MULTI/EXEC in Cluster Mode: All keys in a transaction must reside in the same slot. Use hash tags to ensure co-location.
Sentinel Placement: Deploy Sentinel instances on separate physical servers or availability zones from Redis nodes to prevent simultaneous failures.
Ban KEYS Command: KEYS causes O(N) blocking in production. Replace with SCAN and disable via rename-command.
# Production kernel tuning
# /etc/sysctl.conf
# vm.overcommit_memory = 1
# net.core.somaxconn = 65535
# net.ipv4.tcp_max_syn_backlog = 65535
# Disable THP
# echo never > /sys/kernel/mm/transparent_hugepage/enabled
# Disable dangerous commands (redis.conf)
# rename-command KEYS ""
# rename-command FLUSHDB ""
# rename-command FLUSHALL ""
# rename-command DEBUG ""
Conclusion
Operating Redis for high availability goes beyond simply configuring Sentinel or Cluster. Stable production operations require memory management, eviction policies, persistence strategies, replication monitoring, and preparation for failure scenarios.
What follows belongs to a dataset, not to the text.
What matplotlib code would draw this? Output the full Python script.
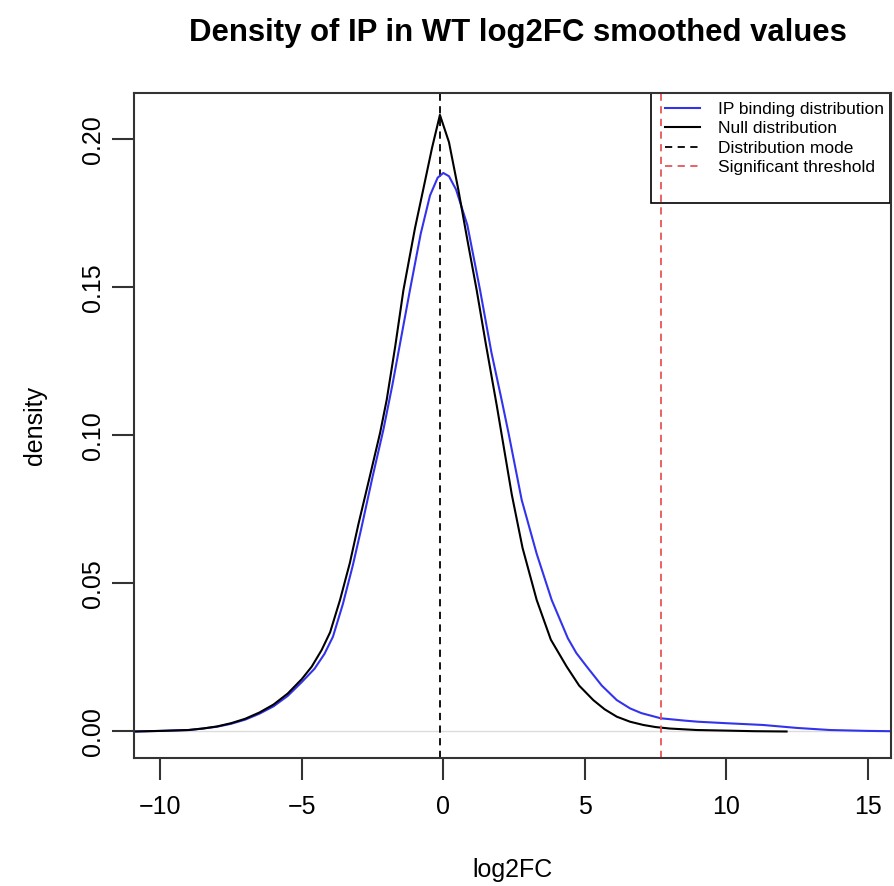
import matplotlib
matplotlib.use("Agg")
import matplotlib.pyplot as plt
from matplotlib.lines import Line2D
from matplotlib.patches import Rectangle

plt.rcParams['font.family'] = ['Liberation Sans', 'DejaVu Sans']

# ---- data ----
null_x = [-10.9, -10.0, -9.0, -8.5, -8.0, -7.5, -7.0, -6.5, -6.0, -5.5, -5.0, -4.65,
          -4.3, -4.0, -3.65, -3.3, -3.0, -2.6, -2.23, -2.0, -1.7, -1.41, -1.0, -0.71,
          -0.4, -0.12, 0.2, 0.53, 0.85, 1.18, 1.5, 1.89, 2.42, 2.8, 3.3, 3.8, 4.36,
          4.8, 5.3, 5.7, 6.13, 6.6, 7.07, 7.5, 8.0, 8.95, 10.0, 11.0, 12.13]
null_y = [0.0, 0.0002, 0.0005, 0.0010, 0.0017, 0.0028, 0.0043, 0.0064, 0.0091, 0.0128,
          0.0177, 0.0219, 0.0275, 0.0335, 0.0444, 0.0570, 0.0700, 0.0860, 0.1010,
          0.1120, 0.1300, 0.1490, 0.1700, 0.1830, 0.1970, 0.2082, 0.1990, 0.1830,
          0.1660, 0.1490, 0.1310, 0.1100, 0.0800, 0.0620, 0.0444, 0.0310, 0.0219,
          0.0155, 0.0106, 0.0075, 0.0050, 0.0033, 0.0022, 0.0015, 0.0010, 0.0005,
          0.0003, 0.0001, 0.0]

ip_x = [-10.93, -10.0, -9.0, -8.5, -8.0, -7.5, -7.0, -6.5, -6.0, -5.5, -5.0, -4.55,
        -4.2, -3.9, -3.55, -3.2, -2.9, -2.5, -2.12, -1.8, -1.18, -0.8, -0.47, -0.2,
        0.0, 0.2, 0.45, 0.85, 1.3, 1.7, 2.06, 2.3, 2.77, 3.3, 3.83, 4.4, 4.7, 5.07,
        5.6, 6.13, 6.6, 7.0, 7.69, 8.5, 9.0, 10.0, 11.3, 12.5, 13.66, 15.0, 15.82]
ip_y = [0.0, 0.0002, 0.0005, 0.0010, 0.0016, 0.0026, 0.0040, 0.0060, 0.0085, 0.0120,
        0.0167, 0.0212, 0.0262, 0.0320, 0.0430, 0.0560, 0.0685, 0.0860, 0.1018,
        0.1170, 0.1490, 0.1680, 0.1810, 0.1870, 0.1886, 0.1875, 0.1830, 0.1710,
        0.1490, 0.1280, 0.1120, 0.1010, 0.0782, 0.0600, 0.0444, 0.0315, 0.0265,
        0.0219, 0.0155, 0.0106, 0.0078, 0.0062, 0.00445, 0.0037, 0.0033, 0.0028,
        0.0022, 0.0012, 0.0005, 0.0002, 0.0001]

distribution_mode = -0.12
significant_threshold = 7.69

x_ticks = [-10, -5, 0, 5, 10, 15]
y_ticks = [0.00, 0.05, 0.10, 0.15, 0.20]
y_tick_labels = ["0.00", "0.05", "0.10", "0.15", "0.20"]
legend_labels = ["IP binding distribution", "Null distribution",
                 "Distribution mode", "Significant threshold"]

W, H = 895, 886
fig = plt.figure(figsize=(W / 100, H / 100), dpi=100)
left, right, top, bottom = 134, 891, 93, 758
aw, ah = right - left, bottom - top
ax = fig.add_axes([left / W, (H - bottom) / H, aw / W, ah / H])

ax.set_xlim(-10.93, 15.82)
ax.set_ylim(-0.00895, 0.2156)

blue = '#3333ee'
red = '#e85555'
ax.axhline(0, color='#dcdcdc', lw=1.0, zorder=1)
ax.plot(ip_x, ip_y, color=blue, lw=1.5, zorder=3)
ax.plot(null_x, null_y, color='black', lw=1.5, zorder=3)
ax.axvline(distribution_mode, color='black', lw=1.3, ls=(0, (4, 3)), zorder=2)
ax.axvline(significant_threshold, color=red, lw=1.3, ls=(0, (4, 3)), zorder=7)

for s in ax.spines.values():
    s.set_color('#333333')
    s.set_linewidth(1.5)
    s.set_zorder(8)

ax.set_xticks(x_ticks)
ax.set_xticklabels([("\u2212" + str(-t)) if t < 0 else str(t) for t in x_ticks])
ax.set_yticks(y_ticks)
ax.set_yticklabels(y_tick_labels, rotation=90, va='center')
ax.tick_params(axis='both', length=16, width=1.5, color='#333333', labelsize=18)
ax.tick_params(axis='x', pad=11)
ax.tick_params(axis='y', pad=5)

ax.set_xlabel("log2FC", fontsize=18)
ax.set_ylabel("density", fontsize=18)
ax.xaxis.set_label_coords(0.5, -(870 - bottom) / ah, transform=ax.transAxes)
ax.xaxis.label.set_va('center')
ax.yaxis.set_label_coords(-(left - 35) / aw, 0.5)
ax.yaxis.label.set_va('center')

fig.text(0.5 * (190 + 845) / W, 1 - 33 / H, "Density of IP in WT log2FC smoothed values",
         ha='center', va='center', fontsize=22.4, fontweight='bold')

# legend box (frame) and entries
bx0, bx1, by0, by1 = 651, 890, 93, 203
ax.add_patch(Rectangle(((bx0 - left) / aw, (bottom - by1) / ah), (bx1 - bx0) / aw,
                       (by1 - by0) / ah, transform=ax.transAxes, facecolor='white',
                       edgecolor='black', lw=1.2, zorder=5, clip_on=False))
handles = [Line2D([], [], color=blue, lw=1.5),
           Line2D([], [], color='black', lw=1.5),
           Line2D([], [], color='black', lw=1.3, ls=(0, (4, 3))),
           Line2D([], [], color=red, lw=1.3, ls=(0, (4, 3)))]
leg = ax.legend(handles, legend_labels, loc='upper left',
                bbox_to_anchor=((665 - left) / aw, (bottom - 101.5) / ah),
                borderaxespad=0, borderpad=0, fontsize=12.5, frameon=False,
                handlelength=2.0, handletextpad=1.03, labelspacing=0.25)
leg.set_zorder(6)

fig.savefig("out.png", dpi=100)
The three essentials are: First, choose the right deployment mode for your workload. Second, always configure memory limits and eviction policies. Third, document recovery procedures for each failure scenario and practice them regularly. With these three pillars in place, Redis can reliably deliver its strengths as an ultra-fast in-memory data store.